My choices are deliberate. I have no desire to run a project. I don't want to deal with folk for whom wiki is easier than HTML. I am happy to exclude folk who know how to github but don't know how to hg init or to diff & email. I have very precisely, carefully, and with some frivolity chosen *not* to license the code for various political and practical reasons such as encouraging anarchic reuse and alienating corporate types. (That's right, I don't even grant you the right to *think* about my code; you're going to have to assert your right to do that all on your own.) Note that choice also excludes free GitHub hosting, which is fine with me because I am rather against the trend of using the new found freedom provided by DVCS to immediately re-centralize all the coding efforts on one corporate internet presence.

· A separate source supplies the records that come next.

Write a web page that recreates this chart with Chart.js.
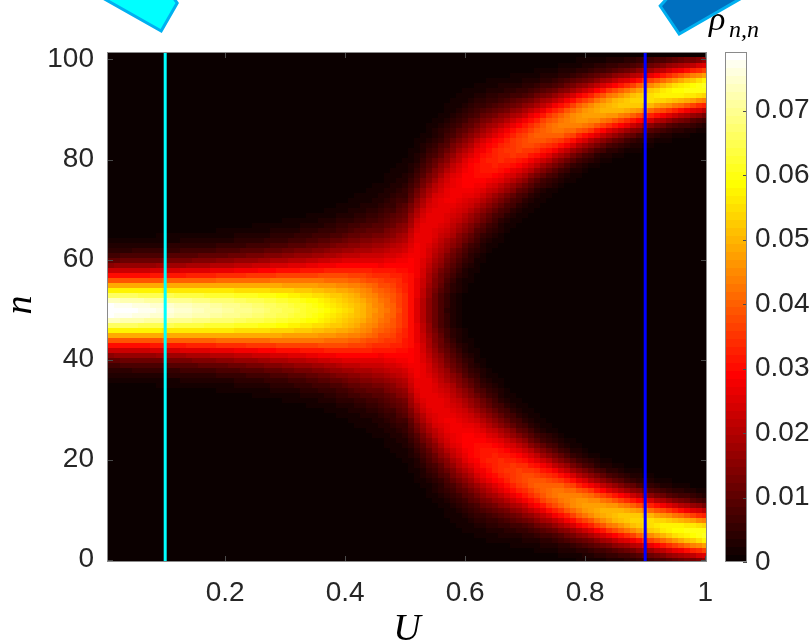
<!DOCTYPE html>
<html>
<head>
<meta charset="utf-8">
<script src="https://cdn.jsdelivr.net/npm/chart.js@4.4.1/dist/chart.umd.min.js"></script>
<style>
html,body{margin:0;padding:0;background:#fff;}
#wrap{width:809px;height:643px;}
</style>
</head>
<body>
<div id="wrap"><canvas id="mycanvas" width="809" height="643"></canvas></div>
<script>
// one column of the map per interaction value U
var uValues = [
	0.01,0.02,0.03,0.04,0.05,0.06,0.07,0.08,0.09,0.10,
	0.11,0.12,0.13,0.14,0.15,0.16,0.17,0.18,0.19,0.20,
	0.21,0.22,0.23,0.24,0.25,0.26,0.27,0.28,0.29,0.30,
	0.31,0.32,0.33,0.34,0.35,0.36,0.37,0.38,0.39,0.40,
	0.41,0.42,0.43,0.44,0.45,0.46,0.47,0.48,0.49,0.50,
	0.51,0.52,0.53,0.54,0.55,0.56,0.57,0.58,0.59,0.60,
	0.61,0.62,0.63,0.64,0.65,0.66,0.67,0.68,0.69,0.70,
	0.71,0.72,0.73,0.74,0.75,0.76,0.77,0.78,0.79,0.80,
	0.81,0.82,0.83,0.84,0.85,0.86,0.87,0.88,0.89,0.90,
	0.91,0.92,0.93,0.94,0.95,0.96,0.97,0.98,0.99,1.00
];
// height of rho_{n,n} at the centre of each branch
var peak = [
	0.0795,0.0792,0.0788,0.0784,0.0779,0.0775,0.0771,0.0767,0.0763,0.0759,
	0.0755,0.0751,0.0747,0.0743,0.0738,0.0734,0.0729,0.0724,0.0719,0.0714,
	0.0709,0.0704,0.0699,0.0693,0.0687,0.0681,0.0674,0.0667,0.0660,0.0652,
	0.0644,0.0636,0.0627,0.0617,0.0607,0.0597,0.0585,0.0572,0.0560,0.0547,
	0.0532,0.0515,0.0498,0.0478,0.0455,0.0428,0.0398,0.0362,0.0328,0.0300,
	0.0282,0.0274,0.0270,0.0268,0.0268,0.0269,0.0272,0.0276,0.0281,0.0287,
	0.0295,0.0304,0.0313,0.0322,0.0331,0.0340,0.0349,0.0358,0.0367,0.0376,
	0.0386,0.0396,0.0406,0.0416,0.0426,0.0436,0.0446,0.0455,0.0464,0.0473,
	0.0482,0.0491,0.0499,0.0507,0.0515,0.0523,0.0530,0.0537,0.0544,0.0551,
	0.0558,0.0565,0.0572,0.0579,0.0586,0.0593,0.0600,0.0606,0.0612,0.0618
];
// width of each branch in n, on its outer side
var spread = [
	5.02,5.04,5.06,5.09,5.12,5.15,5.17,5.20,5.23,5.26,
	5.30,5.34,5.38,5.42,5.46,5.50,5.55,5.60,5.65,5.70,
	5.76,5.82,5.88,5.95,6.02,6.09,6.17,6.25,6.34,6.43,
	6.53,6.64,6.76,6.89,7.03,7.18,7.35,7.54,7.75,7.98,
	8.22,8.48,8.75,9.02,9.28,9.45,9.55,9.50,9.35,9.10,
	8.85,8.60,8.35,8.12,7.92,7.74,7.58,7.44,7.30,7.16,
	6.98,6.78,6.58,6.38,6.18,5.99,5.80,5.63,5.47,5.32,
	5.18,5.04,4.91,4.78,4.66,4.55,4.45,4.36,4.28,4.20,
	4.12,4.05,3.99,3.93,3.87,3.81,3.76,3.71,3.66,3.61,
	3.57,3.52,3.48,3.44,3.40,3.36,3.32,3.29,3.26,3.23
];
// width on the side facing n = 50
var spreadIn = [
	5.02,5.04,5.06,5.09,5.12,5.15,5.17,5.20,5.23,5.26,
	5.30,5.34,5.38,5.42,5.46,5.50,5.55,5.60,5.65,5.70,
	5.76,5.82,5.88,5.95,6.02,6.09,6.17,6.25,6.34,6.43,
	6.53,6.64,6.76,6.89,7.03,7.18,7.35,7.54,7.75,7.98,
	8.22,8.48,8.75,9.02,9.28,9.45,9.60,9.80,10.1,10.4,
	10.7,11.0,11.1,11.0,10.8,10.5,10.1,9.70,9.30,8.90,
	8.50,8.10,7.75,7.40,7.05,6.75,6.45,6.20,5.95,5.75,
	5.55,5.37,5.20,5.05,4.90,4.76,4.63,4.51,4.40,4.30,
	4.18,4.10,4.03,3.96,3.90,3.84,3.78,3.73,3.68,3.63,
	3.58,3.53,3.49,3.45,3.41,3.37,3.33,3.30,3.27,3.24
];
// distance of the two branches from n = 50
var split = [
	0,0,0,0,0,0,0,0,0,0,
	0,0,0,0,0,0,0,0,0,0,
	0,0,0,0,0,0,0,0,0,0,
	0,0,0,0,0,0,0,0,0,0,
	0,0,0,0,1,2,3.5,5,6.5,8,
	10.5,13,15.2,17.2,19,20.7,22.2,23.6,24.9,26.1,
	27.2,28.2,29.1,29.9,30.6,31.3,32.0,32.6,33.2,33.8,
	34.4,35.0,35.6,36.1,36.6,37.1,37.6,38.1,38.6,39.0,
	39.4,39.8,40.2,40.6,40.9,41.2,41.5,41.8,42.1,42.4,
	42.7,43.0,43.2,43.5,43.7,43.9,44.1,44.3,44.5,44.7
];
var nMax = 100;
var xTicks = [0.2, 0.4, 0.6, 0.8, 1];
var yTicks = [0, 20, 40, 60, 80, 100];
var cTicks = [0, 0.01, 0.02, 0.03, 0.04, 0.05, 0.06, 0.07];
var cMax = 0.0791;
var lineU = [0.1, 0.9];
var lineColors = ['#00ffff', '#0000ff'];

var tickFont = {family: 'Liberation Sans', size: 28};
var textColor = '#262626';

function rho(i, n) {
	var d = split[i], sOut = spread[i], sIn = spreadIn[i];
	var c = nMax / 2;
	var g = function(x, s) { return Math.exp(-x * x / (2 * s * s)); };
	// upper branch at c+d, lower one mirrored at c-d
	var up = n >= c + d ? g(n - c - d, sOut) : g(n - c - d, sIn);
	var lo = n <= c - d ? g(n - c + d, sOut) : g(n - c + d, sIn);
	return peak[i] * (up + lo) / (1 + g(2 * d, sIn));
}

// matlab "hot", 64 levels
function hot(k) {
	var r = k < 24 ? (k + 1) / 24 : 1;
	var g = k < 24 ? 0 : (k < 48 ? (k - 23) / 24 : 1);
	var b = k < 48 ? 0 : (k - 47) / 16;
	return 'rgb(' + Math.round(r * 255) + ',' + Math.round(g * 255) + ',' + Math.round(b * 255) + ')';
}
function hotIndex(v) {
	var k = Math.floor(v / cMax * 64);
	return Math.max(0, Math.min(63, k));
}

var heatmap = {
	id: 'heatmap',
	beforeDatasetsDraw: function(chart) {
		var ctx = chart.ctx, a = chart.chartArea;
		var xs = chart.scales.x, ys = chart.scales.y;
		ctx.save();
		ctx.beginPath();
		ctx.rect(a.left, a.top, a.right - a.left, a.bottom - a.top);
		ctx.clip();
		ctx.fillStyle = hot(0);
		ctx.fillRect(a.left, a.top, a.right - a.left, a.bottom - a.top);
		for (var i = 0; i < uValues.length; i++) {
			var x0 = Math.round(xs.getPixelForValue(uValues[i] - 0.005));
			var x1 = Math.round(xs.getPixelForValue(uValues[i] + 0.005));
			for (var n = 0; n <= nMax; n++) {
				var y0 = Math.round(ys.getPixelForValue(n + 0.5));
				var y1 = Math.round(ys.getPixelForValue(n - 0.5));
				ctx.fillStyle = hot(hotIndex(rho(i, n)));
				ctx.fillRect(x0, y0, x1 - x0 + 1, y1 - y0 + 1);
			}
		}
		ctx.restore();
	},
	afterDatasetsDraw: function(chart) {
		var ctx = chart.ctx, a = chart.chartArea;
		var xs = chart.scales.x, ys = chart.scales.y, cs = chart.scales.c;
		ctx.save();
		// inward ticks and box
		ctx.strokeStyle = '#4a4a4a';
		ctx.lineWidth = 1;
		ctx.beginPath();
		xTicks.forEach(function(v) {
			var px = Math.round(xs.getPixelForValue(v)) + 0.5;
			ctx.moveTo(px, a.bottom); ctx.lineTo(px, a.bottom - 6);
			ctx.moveTo(px, a.top); ctx.lineTo(px, a.top + 6);
		});
		yTicks.forEach(function(v) {
			var py = Math.round(ys.getPixelForValue(v)) + 0.5;
			ctx.moveTo(a.left, py); ctx.lineTo(a.left + 6, py);
			ctx.moveTo(a.right, py); ctx.lineTo(a.right - 6, py);
		});
		ctx.stroke();
		ctx.strokeStyle = '#8a8a8a';
		ctx.strokeRect(a.left + 0.5, a.top + 0.5, a.right - a.left - 1, a.bottom - a.top - 1);

		// colour bar
		var bx0 = 725, bx1 = 747;
		for (var k = 0; k < 64; k++) {
			var yb = cs.getPixelForValue(k * cMax / 64);
			var yt = cs.getPixelForValue((k + 1) * cMax / 64);
			ctx.fillStyle = hot(k);
			ctx.fillRect(bx0, Math.floor(yt), bx1 - bx0, Math.ceil(yb) - Math.floor(yt));
		}
		ctx.strokeStyle = '#4a4a4a';
		ctx.beginPath();
		cTicks.forEach(function(v) {
			var py = Math.round(cs.getPixelForValue(v)) + 0.5;
			ctx.moveTo(bx1, py); ctx.lineTo(bx1 - 4, py);
		});
		ctx.stroke();
		ctx.strokeStyle = '#8a8a8a';
		ctx.strokeRect(bx0 + 0.5, cs.top + 0.5, bx1 - bx0 - 1, cs.bottom - cs.top - 1);

		// axis labels
		ctx.fillStyle = '#000';
		ctx.font = 'italic 38px "Liberation Serif"';
		ctx.textAlign = 'center';
		ctx.textBaseline = 'alphabetic';
		ctx.fillText('U', (a.left + a.right) / 2, 640);
		ctx.save();
		ctx.translate(31, (a.top + a.bottom) / 2 - 2);
		ctx.rotate(-Math.PI / 2);
		ctx.fillText('n', 0, 0);
		ctx.restore();
		ctx.textAlign = 'left';
		ctx.font = 'italic 34px "Liberation Serif"';
		ctx.fillText('\u03c1', 709, 30);
		ctx.font = 'italic 24px "Liberation Serif"';
		ctx.fillText('n,n', 729, 37);

		// callout shapes above the two marked columns
		var px1 = xs.getPixelForValue(lineU[0]);
		var px2 = xs.getPixelForValue(lineU[1]);
		ctx.lineWidth = 3;
		ctx.lineJoin = 'miter';
		ctx.strokeStyle = '#00b0f0';
		ctx.fillStyle = '#00ffff';
		ctx.beginPath();
		ctx.moveTo(px1 - 66, -4);
		ctx.lineTo(px1 - 4, 31);
		ctx.lineTo(px1 + 12, 3);
		ctx.lineTo(px1 + 7, -4);
		ctx.closePath();
		ctx.fill(); ctx.stroke();
		ctx.fillStyle = '#0070c0';
		ctx.beginPath();
		ctx.moveTo(px2 + 24, -4);
		ctx.lineTo(px2 + 15, 6);
		ctx.lineTo(px2 + 34, 34);
		ctx.lineTo(px2 + 100, -4);
		ctx.closePath();
		ctx.fill(); ctx.stroke();
		ctx.restore();
	}
};

var lineSets = lineU.map(function(u, j) {
	return {
		data: [{x: u, y: -0.5}, {x: u, y: nMax + 1.5}],
		showLine: true,
		borderColor: lineColors[j],
		borderWidth: 3,
		pointRadius: 0,
		pointHoverRadius: 0
	};
});

function fixTicks(list) {
	return function(scale) {
		scale.ticks = list.map(function(v) { return {value: v}; });
	};
}
// keep tick labels from pushing the plot area around
function noPad(s) {
	s.paddingTop = 0; s.paddingBottom = 0;
	s.paddingLeft = 0; s.paddingRight = 0;
}

var ctx = document.getElementById('mycanvas');
var chart = new Chart(ctx, {
	type: 'scatter',
	data: {datasets: lineSets},
	options: {
		responsive: false,
		animation: false,
		events: [],
		layout: {padding: {top: 52, left: 0, right: 0, bottom: 0}},
		plugins: {legend: {display: false}, tooltip: {enabled: false}},
		scales: {
			x: {
				type: 'linear', min: 0.003, max: 1.003,
				afterBuildTicks: fixTicks(xTicks),
				afterFit: function(s) { s.height = 81; noPad(s); },
				grid: {display: false},
				border: {display: false},
				ticks: {font: tickFont, color: textColor, padding: 6, maxRotation: 0,
					callback: function(v) { return String(v); }}
			},
			y: {
				type: 'linear', position: 'left', min: -0.5, max: nMax + 1.5,
				afterBuildTicks: fixTicks(yTicks),
				afterFit: function(s) { s.width = 107; noPad(s); },
				grid: {display: false},
				border: {display: false},
				ticks: {font: tickFont, color: textColor, padding: 5,
					callback: function(v) { return String(v); }}
			},
			c: {
				type: 'linear', position: 'right', min: 0, max: cMax,
				afterBuildTicks: fixTicks(cTicks),
				afterFit: function(s) { s.width = 102; noPad(s); },
				grid: {display: false},
				border: {display: false},
				ticks: {font: tickFont, color: textColor, padding: 40,
					callback: function(v) { return String(Number(v.toFixed(2))); }}
			}
		}
	},
	plugins: [heatmap]
});
</script>
</body>
</html>
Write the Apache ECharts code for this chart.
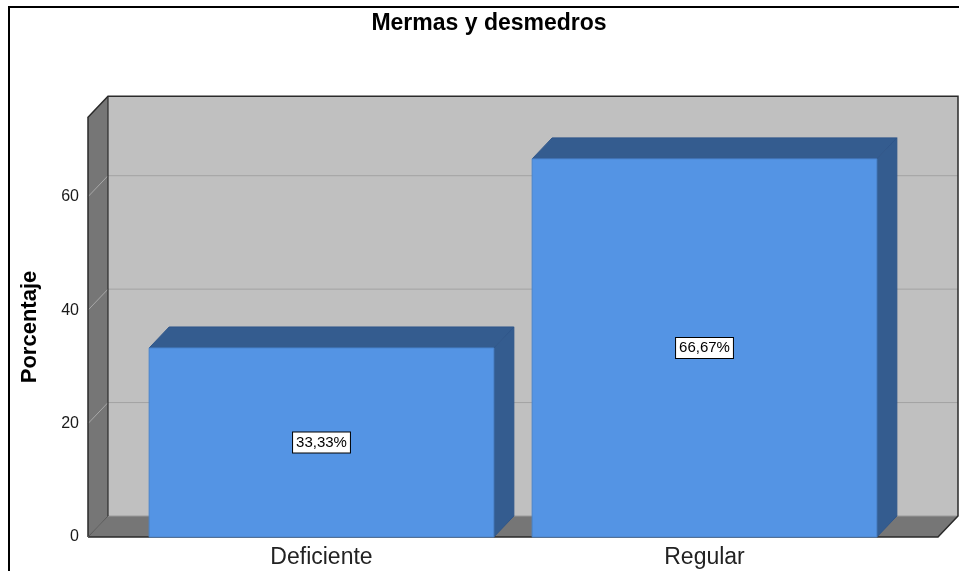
<!DOCTYPE html>
<html>
<head>
<meta charset="utf-8">
<script src="https://cdn.jsdelivr.net/npm/echarts@6/dist/echarts.min.js"></script>
<style>html,body{margin:0;padding:0;background:#fff;}#c{width:959px;height:571px;}</style>
</head>
<body>
<div id="c"></div>
<script>
const categories = ['Deficiente', 'Regular'];
const values = [33.33, 66.67];
const yTicks = [0, 20, 40, 60];
const wallTopValue = 74;
const titleText = 'Mermas y desmedros';
const yTitle = 'Porcentaje';

const DX = 20;          // 3D depth in px (horizontal)
const DY = 21;          // 3D depth in px (vertical)
const EXT = 42;         // floor extension beyond category axis
const FONT = 'Liberation Sans, Arial, sans-serif';

function fmt(v){ return v.toFixed(2).replace('.', ',') + '%'; }

const chart = echarts.init(document.getElementById('c'), null, {renderer:'canvas'});

function renderWalls(params, api){
  const cs = params.coordSys;
  const x0 = cs.x - EXT, x1 = cs.x + cs.width + EXT;
  const y0 = api.coord([0, 0])[1];
  const yT = api.coord([0, wallTopValue])[1];
  const ch = [];
  ch.push({type:'polygon', shape:{points:[[x0+DX,yT-DY],[x1+DX,yT-DY],[x1+DX,y0-DY],[x0+DX,y0-DY]]},
    style:{fill:'#c0c0c0', stroke:null}});
  ch.push({type:'polygon', shape:{points:[[x0,y0],[x0,yT],[x0+DX,yT-DY],[x0+DX,y0-DY]]},
    style:{fill:'#767676', stroke:null}});
  ch.push({type:'polygon', shape:{points:[[x0,y0],[x1,y0],[x1+DX,y0-DY],[x0+DX,y0-DY]]},
    style:{fill:'#767676', stroke:null}});
  yTicks.forEach(function(t){
    if (t === 0) return;
    const y = api.coord([0, t])[1];
    ch.push({type:'line', shape:{x1:x0+DX, y1:y-DY, x2:x1+DX, y2:y-DY}, style:{stroke:'#a3a3a3', lineWidth:1}});
    ch.push({type:'line', shape:{x1:x0, y1:y, x2:x0+DX, y2:y-DY}, style:{stroke:'#a8a8a8', lineWidth:1}});
  });
  ch.push({type:'line', shape:{x1:x0+DX, y1:y0-DY, x2:x1+DX, y2:y0-DY}, style:{stroke:'#9a9a9a', lineWidth:1}});
  ch.push({type:'polyline', shape:{points:[[x0,y0],[x0,yT],[x0+DX,yT-DY],[x1+DX,yT-DY],[x1+DX,y0-DY],[x1,y0],[x0,y0]]},
    style:{stroke:'#2a2a2a', lineWidth:1.5, fill:null}});
  ch.push({type:'line', shape:{x1:x0+DX, y1:yT-DY, x2:x0+DX, y2:y0-DY}, style:{stroke:'#2a2a2a', lineWidth:1.2}});
  ch.push({type:'line', shape:{x1:x0, y1:y0, x2:x0+DX, y2:y0-DY}, style:{stroke:'#555', lineWidth:1}});
  return {type:'group', children: ch};
}

function renderBar(params, api){
  const idx = api.value(0), v = api.value(1);
  const top = api.coord([idx, v]);
  const base = api.coord([idx, 0]);
  const w = api.size([1, 0])[0] * 0.9;
  const xl = top[0] - w/2, xr = top[0] + w/2, yt = top[1], yb = base[1];
  const edge = '#2f568a';
  return {type:'group', children:[
    {type:'polygon', shape:{points:[[xr,yt],[xr+DX,yt-DY],[xr+DX,yb-DY],[xr,yb]]},
      style:{fill:'#345c8f', stroke:edge, lineWidth:1}},
    {type:'polygon', shape:{points:[[xl,yt],[xr,yt],[xr+DX,yt-DY],[xl+DX,yt-DY]]},
      style:{fill:'#345c8f', stroke:edge, lineWidth:1}},
    {type:'rect', shape:{x:xl, y:yt, width:w, height:yb-yt},
      style:{fill:'#5494e4', stroke:'#4a84cc', lineWidth:1}},
    {type:'text', x: top[0], y: (yt+yb)/2,
      style:{text: fmt(v), fill:'#000', font:'15px ' + FONT, align:'center', verticalAlign:'middle',
        backgroundColor:'#fff', borderColor:'#000', borderWidth:1, padding:[3,3,2,3]}}
  ]};
}

chart.setOption({
  animation:false,
  backgroundColor:'#fff',
  title:{text:titleText, left:484, top:7, textAlign:'center',
    textStyle:{fontFamily:FONT, fontSize:23, fontWeight:'bold', color:'#000'}},
  grid:{left:130, right:63, top:140, bottom:34},
  xAxis:{type:'category', data:categories,
    axisLine:{show:false}, axisTick:{show:false}, splitLine:{show:false},
    axisLabel:{fontFamily:FONT, fontSize:23, color:'#222', margin:9}},
  yAxis:{type:'value', min:0, max:70, interval:20,
    axisLine:{show:false}, axisTick:{show:false}, splitLine:{show:false},
    axisLabel:{fontFamily:FONT, fontSize:16, color:'#1a1a1a', margin:51, padding:[3,0,0,0],
      formatter:function(v){ return yTicks.indexOf(v) >= 0 ? String(v) : ''; }}},
  graphic:[
    {type:'rect', shape:{x:9, y:7, width:1000, height:1000}, style:{fill:null, stroke:'#000', lineWidth:2}, z:100},
    {type:'text', x:30, y:327, rotation:Math.PI/2,
      style:{text:yTitle, font:'bold 22px ' + FONT, fill:'#000', align:'center', verticalAlign:'middle'}}
  ],
  series:[
    {type:'custom', z:1, silent:true, renderItem:renderWalls, data:[[0,0]], clip:false},
    {type:'custom', z:2, silent:true, renderItem:renderBar, encode:{x:0, y:1},
      data: values.map(function(v,i){ return [i, v]; }), clip:false}
  ]
});
</script>
</body>
</html>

I am happy to leave GitHub to the Facebook generation.

So, I repeat. Web apps have a particular quality that the distribution format is a source code format. That means you have all the freedom you are willing to let yourself take related to that code. Very, very cool. As for me, I will happily put MvdStumbler aside for a while and go back to the core of the matter, fighting my brain to see if a geospatial library can come out of it.